Almost one year has passed (some say the situation is nearing a crisis state) and nothing has been done about it.

We’ve watched and listened at meeting after meeting as frustrated merchants, well-meaning community groups, and politicians running for office in next Tuesday’s election put forth solutions and then face roadblocks to the solutions ... while the smelly scourge remains.

Meanwhile, we’ve gotten reports of visitors dissing their trips to La Jolla on travel websites, the faint of heart vomiting at seaside dining tables, and residents driving elsewhere to shop, eat and stroll for exercise.

Quite a flaw in the ol’ Jewel by the Sea.

Proposals are on the table to:

1)

Clean the cliffs as needed with a biodegradable solution (funding and cleanup crew are on standby).

2)

Power wash the cliffs with ocean water itself.

3)

Strategically place giant fans to blow the stench away from the Village.

4)

Attempt to reduce the (growing) sea lion and cormorant colonies.

City officials and commission chiefs have reasons why each proposal is unfeasible and any option would require permits and review by the Coastal Commission and Regional Water Quality Control Board.

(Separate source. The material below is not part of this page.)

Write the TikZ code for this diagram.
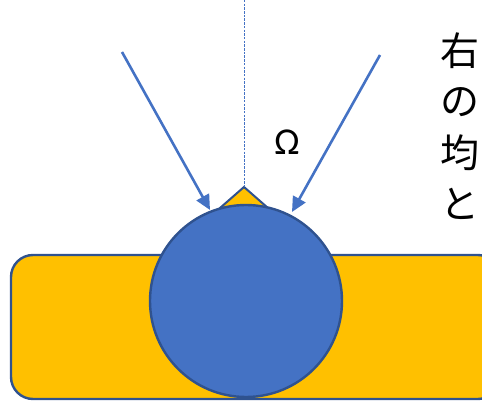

In a last-ditch effort to force some action on the predicament, restaurateur George Hauer has started an online petition and the community has signed the declaration, almost 1,000-strong after just one week. Consider adding your name to the list at

http://bit.ly/lajollacovepetition

We’re hoping it’s the first order of business the next San Diego Mayor and District 1 City Councilperson finds on their desks after the election. We’ll be watching through our gas masks and goggles to see if each one keeps their campaign promise to work for the communities.